Фактически в этом же направлении работает и общая логика рассуждений Дерриды, Кристевой, Делеза и многих других постструктуралистов — здесь лежит то общее, что их всех объединяет, но как раз у Фуко эта мысль получила наиболее приемлемую и популярную формулировку как своей доступностью, логической обоснованностью, так и умеренно-прогрессивным радикализмом общей постановки вопроса, не без налета некоторой фатальной обреченности и неизбежности. Очевидно, эта мифологема, воспринятая людьми самых разных взглядов и убеждений, отвечает современным западным представлениям о власти как о феномене, обязательно и принудительно действующем на каждую отдельную личность в ее повседневной практике, и в то же время обладающем крайне противоречивым, разнонаправленным характером, способным совершенно непредсказуемым образом обнаруживаться неожиданно в самых разных местах и сферах.
Еще раз повторим: дисперсность, дискретность, противоречивость, повсеместность и обязательность проявления власти в понимании Фуко придает ей налет мистической ауры, характер не всегда уловимой и осознаваемой, но тем не менее активно действующей надличной. Она порождает эффект той специфической притягательности иррационализма, к которому так чувствителен человек конца ХХ в. и который он пытается рационально объяснить, прибегая к авторитету научно-естественного релятивизма новейших физико-математических представлений. Специфика понимания «власти» у Фуко заключается прежде всего в том, что она проявляется как власть «научных дискурсов» над сознанием человека. Иначе говоря, знание, добываемое наукой, само по себе относительное и поэтому якобы сомнительное с точки зрения «всеобщей истины», навязывается сознанию человека в качестве «неоспоримого авторитета», заставляющего и побуждающего его мыслить уже заранее готовыми понятиями и представлениями. Как пишет Лейч, «проект Фуко с его кропотливым анализом в высшей степени регулируемого дискурса дает картину культурного Бессознательного, которое выражается не столько в различных либидозных желаниях и импульсах, сколько в жажде знания и связанной с ним власти» (294, с. 155).

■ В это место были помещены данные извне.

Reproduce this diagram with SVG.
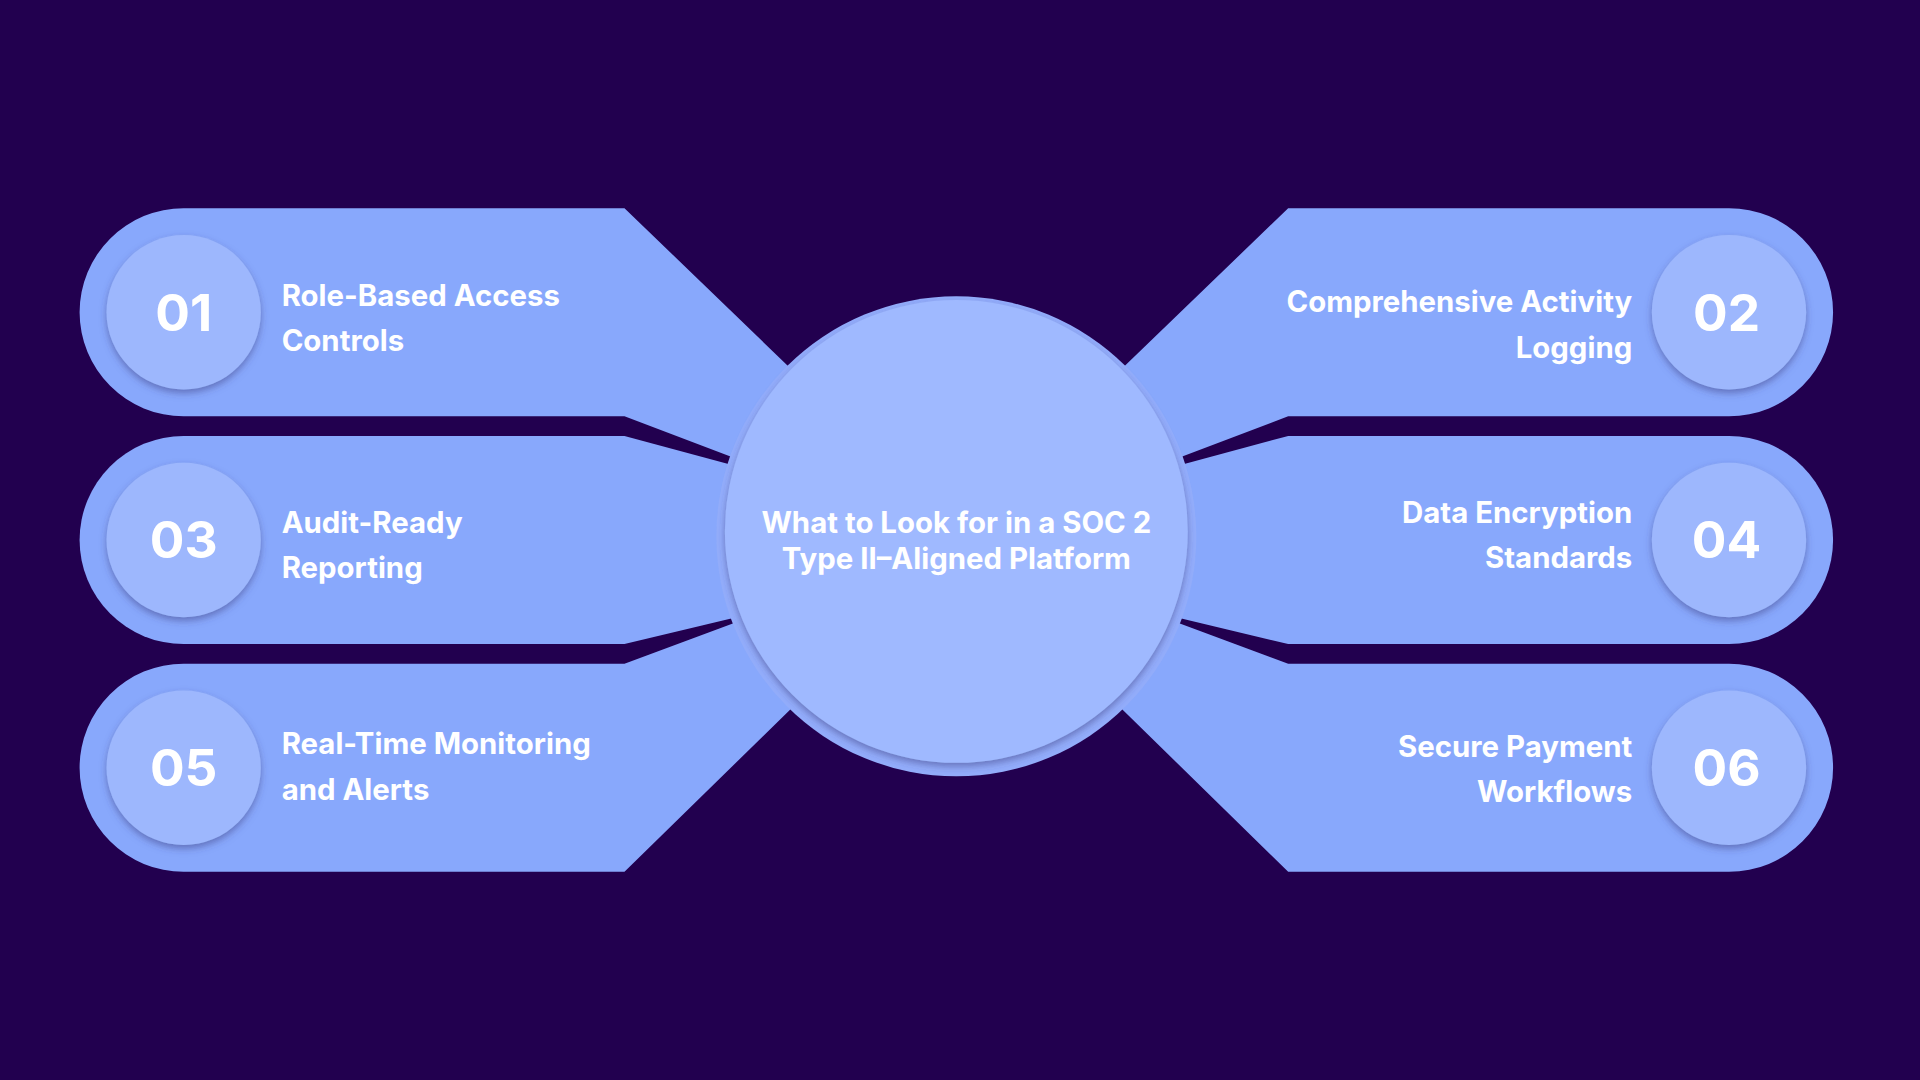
<svg xmlns="http://www.w3.org/2000/svg" width="1920" height="1080" viewBox="0 0 1920 1080">
<defs>
<style>
.band{fill:#88a8fc}
.num{fill:#9db7fd;filter:url(#sh)}
.nt{font-family:Inter,"Liberation Sans",sans-serif;font-weight:700;font-size:42px;fill:#fff;text-anchor:middle}
.lt{font-family:Inter,"Liberation Sans",sans-serif;font-weight:700;font-size:24px;fill:#fff}
</style>
<filter id="sh" x="-30%" y="-30%" width="160%" height="160%"><feDropShadow dx="0" dy="3" stdDeviation="3" flood-color="#3a3a80" flood-opacity="0.5"/></filter>
</defs>
<rect width="1920" height="1080" fill="#22004f"/>
<g transform="scale(1.2245)">
<g id="connectors">
<g id="bands-left">
<path class="band" d="M150,170 H510 L655,310 L610,378 L510,340 H150 A85,85 0 0 1 150,170 Z"/>
<path class="band" d="M150,356 H510 L610,383 L610,502 L510,526 H150 A85,85 0 0 1 150,356 Z"/>
<path class="band" d="M150,542 H510 L610,505 L655,570 L510,712 H150 A85,85 0 0 1 150,542 Z"/>
</g>
<g transform="translate(1562,0) scale(-1,1)">
<path class="band" d="M150,170 H510 L655,310 L610,378 L510,340 H150 A85,85 0 0 1 150,170 Z"/>
<path class="band" d="M150,356 H510 L610,383 L610,502 L510,526 H150 A85,85 0 0 1 150,356 Z"/>
<path class="band" d="M150,542 H510 L610,505 L655,570 L510,712 H150 A85,85 0 0 1 150,542 Z"/>
</g>
</g>
<g id="center">
<circle cx="781" cy="438" r="196" fill="#93adfb"/>
<circle cx="781" cy="434" r="189" fill="#9fb9ff" filter="url(#sh)"/>
<text class="lt" x="781" y="435" text-anchor="middle">What to Look for in a SOC 2</text>
<text class="lt" x="781" y="465" text-anchor="middle">Type II–Aligned Platform</text>
</g>
<g id="n01"><circle class="num" cx="150" cy="255" r="63"/><text class="nt" x="150" y="270">01</text>
<text class="lt" x="230" y="250">Role-Based Access</text><text class="lt" x="230" y="287">Controls</text></g>
<g id="n03"><circle class="num" cx="150" cy="441" r="63"/><text class="nt" x="150" y="456">03</text>
<text class="lt" x="230" y="435">Audit-Ready</text><text class="lt" x="230" y="472">Reporting</text></g>
<g id="n05"><circle class="num" cx="150" cy="627" r="63"/><text class="nt" x="150" y="642">05</text>
<text class="lt" x="230" y="616">Real-Time Monitoring</text><text class="lt" x="230" y="653">and Alerts</text></g>
<g id="n02"><circle class="num" cx="1412" cy="255" r="63"/><text class="nt" x="1410" y="270">02</text>
<text class="lt" x="1333" y="255" text-anchor="end">Comprehensive Activity</text><text class="lt" x="1333" y="292" text-anchor="end">Logging</text></g>
<g id="n04"><circle class="num" cx="1412" cy="441" r="63"/><text class="nt" x="1410" y="456">04</text>
<text class="lt" x="1333" y="427" text-anchor="end">Data Encryption</text><text class="lt" x="1333" y="464" text-anchor="end">Standards</text></g>
<g id="n06"><circle class="num" cx="1412" cy="627" r="63"/><text class="nt" x="1410" y="642">06</text>
<text class="lt" x="1333" y="618" text-anchor="end">Secure Payment</text><text class="lt" x="1333" y="655" text-anchor="end">Workflows</text></g>
</g>
</svg>
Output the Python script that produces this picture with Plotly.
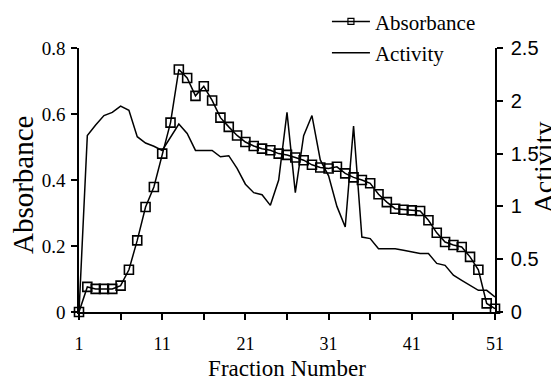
import plotly.graph_objects as go

fractions = list(range(1, 52))
absorbance = [0, 0.076, 0.07, 0.07, 0.07, 0.08, 0.128, 0.217, 0.318, 0.379,
              0.48, 0.574, 0.735, 0.709, 0.655, 0.684, 0.641, 0.589, 0.561, 0.535,
              0.515, 0.503, 0.495, 0.49, 0.48, 0.476, 0.468, 0.46, 0.446, 0.438,
              0.435, 0.44, 0.42, 0.408, 0.4, 0.39, 0.357, 0.333, 0.313, 0.31,
              0.308, 0.306, 0.278, 0.24, 0.212, 0.203, 0.197, 0.167, 0.128, 0.026,
              0.01]
activity = [0, 1.67, 1.77, 1.86, 1.89, 1.95, 1.91, 1.66, 1.60, 1.57,
            1.53, 1.65, 1.78, 1.69, 1.53, 1.53, 1.53, 1.47, 1.48, 1.36,
            1.21, 1.13, 1.11, 1.01, 1.25, 1.89, 1.13, 1.67, 1.86, 1.44,
            1.29, 1.0, 0.805, 1.76, 0.71, 0.695, 0.6, 0.6, 0.6, 0.585,
            0.568, 0.553, 0.553, 0.46, 0.442, 0.348, 0.3, 0.253, 0.205, 0.205,
            0.142]
x_tickvals = [1, 6, 11, 16, 21, 26, 31, 36, 41, 46, 51]
x_ticktext = ["1", "", "11", "", "21", "", "31", "", "41", "", "51"]
left_ticks = [0, 0.2, 0.4, 0.6, 0.8]
left_ticktext = ["0", "0.2", "0.4", "0.6", "0.8"]
right_ticks = [0, 0.5, 1, 1.5, 2, 2.5]
right_ticktext = ["0", "0.5", "1", "1.5", "2", "2.5"]

SERIF = "Liberation Serif, Times New Roman, serif"
SANS = "Liberation Sans, Arial, sans-serif"

fig = go.Figure()
fig.add_trace(go.Scatter(x=fractions, y=activity, mode="lines", yaxis="y2",
                         line=dict(color="black", width=1.5), showlegend=False,
                         cliponaxis=False))
fig.add_trace(go.Scatter(x=fractions, y=absorbance, mode="lines+markers",
                         line=dict(color="black", width=1.5),
                         marker=dict(symbol="square-open", size=9, color="black",
                                     line=dict(width=1.6, color="black")),
                         showlegend=False, cliponaxis=False))
# legend entries
fig.add_trace(go.Scatter(x=[None], y=[None], mode="lines+markers", name="Absorbance",
                         line=dict(color="black", width=1.5), legendgroup="a",
                         marker=dict(symbol="square-open", size=6, color="black",
                                     line=dict(width=1.2, color="black"))))
fig.add_trace(go.Scatter(x=[None], y=[None], mode="lines", name="Activity",
                         legendgroup="b", line=dict(color="black", width=1.5)))

axis_common = dict(showgrid=False, zeroline=False, linecolor="black", linewidth=1.5,
                   tickcolor="black", tickwidth=1.5, ticklen=6)

# the page body adds an 8px offset, so the figure is 8px smaller on each axis
fig.update_layout(
    width=551, height=373,
    margin=dict(l=71, r=64, t=40, b=69, autoexpand=False),
    plot_bgcolor="white", paper_bgcolor="white",
    xaxis=dict(range=[1, 51], tickvals=x_tickvals, ticktext=x_ticktext,
               ticks="outside", showline=True, ticklabelstandoff=9,
               tickfont=dict(family=SERIF, size=18, color="black"),
               title=dict(text="Fraction Number", standoff=7,
                          font=dict(family=SERIF, size=23, color="black")),
               **axis_common),
    yaxis=dict(range=[0, 0.8], tickvals=left_ticks, ticktext=left_ticktext,
               ticks="outside", showline=True, ticklabelstandoff=2,
               tickfont=dict(family=SERIF, size=19, color="black"),
               **axis_common),
    yaxis2=dict(range=[0, 2.5], tickvals=right_ticks, ticktext=right_ticktext,
                overlaying="y", side="right", anchor="x",
                ticks="outside", showline=True, ticklabelstandoff=4,
                tickfont=dict(family=SANS, size=20, color="black"),
                **axis_common),
    xaxis3=dict(range=[1, 51], tickvals=x_tickvals, overlaying="x", anchor="y",
                ticks="inside", showticklabels=False, showline=False, **axis_common),
    yaxis3=dict(range=[0, 0.8], tickvals=left_ticks, overlaying="y", anchor="x",
                ticks="inside", showticklabels=False, showline=False, **axis_common),
    yaxis4=dict(range=[0, 2.5], tickvals=right_ticks, overlaying="y", side="right",
                anchor="x", ticks="inside", showticklabels=False, showline=False,
                **axis_common),
    legend=dict(x=0.596, y=1.177, xanchor="left", yanchor="top", tracegroupgap=1,
                bgcolor="rgba(0,0,0,0)", itemwidth=38,
                font=dict(family=SERIF, size=21, color="black")),
    annotations=[
        dict(text="Absorbance", textangle=-90, xref="paper", yref="paper",
             x=-0.135, y=0.484, xanchor="center", yanchor="middle",
             showarrow=False, font=dict(family=SERIF, size=29, color="black")),
        dict(text="Activity", textangle=-90, xref="paper", yref="paper",
             x=1.074, y=0.549, xanchor="left", yanchor="middle",
             showarrow=False, font=dict(family=SERIF, size=28, color="black")),
    ],
)

fig.write_html("out.html")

Этот языковой (дискурсивный) характер знания и механизм его превращения в орудие власти объясняется довольно просто, если мы вспомним, что само сознание человека как таковое еще в рамках структурализма мыслилось исключительно как языковое. И те выводы, которые сделал из этого фундаментального положения структурализма и постструктурализма Фуко, шли в традиционном для данной системы рассуждений духе, хотя и получили у него специфическую (и, надо отметить, весьма влиятельную) интерпретацию. С точки зрения панъязыкового сознания нельзя себе представить даже возможность любого сознания вне дискурса. С другой стороны, если язык предопределяет мышление и те формы, которые оно в нем обретает, — так называемые «мыслительные формы», — то и порождающие их научные дисциплины одновременно формируют «поле сознания», своей деятельностью постоянно его расширяя и, что является для Фуко самым важным, тем самым осуществляя функцию контроля над сознанием человека.
Таким образом, в теории Фуко осуществляется мистифицирование научно-технического прогресса, подмена его анонимной и полиморфной «волей к знанию» и интерпретация ее как стремления замаскировать «волю к власти» претензией на научную «истину». Как утверждает Фуко в своей обычной эмоциональной манере: «Исторический анализ этой злостной воли к знанию обнаруживает, что всякое знание основывается на несправедливости (что нет права, даже в акте познания, на истину или обоснование истины) и что сам инстинкт к знанию зловреден (иногда губителен для счастья человечества). Даже в той широко распространенной форме, которую она принимает сегодня, воля к знанию неспособна постичь универсальную истину: человеку не дано уверенно и безмятежно господствовать над природой. Напротив, она непрестанно увеличивает риск, порождает опасности повсюду… ее рост не связан с установлением и упрочением свободного субъекта; скорее она все больше порабощает его своим инстинктивным насилием» (188, с. 163).
Проблема «власти», пожалуй, оказалась наиболее важной среди тех представителей деконструктивизма и постструктурализма (это касается прежде всего так называемого «левого деконструктивизма» и британского постструктурализма с их теорией «социального текста»), которые особенно остро ощущали неудовлетворенность несомненной тенденцией к деполитизации, явно проявившейся в работах Дерриды конца 60-х и практически всех 70-х гг.[4]
Но в первую очередь это недовольство было направлено против открыто декларируемой аполитичности Йельской школы.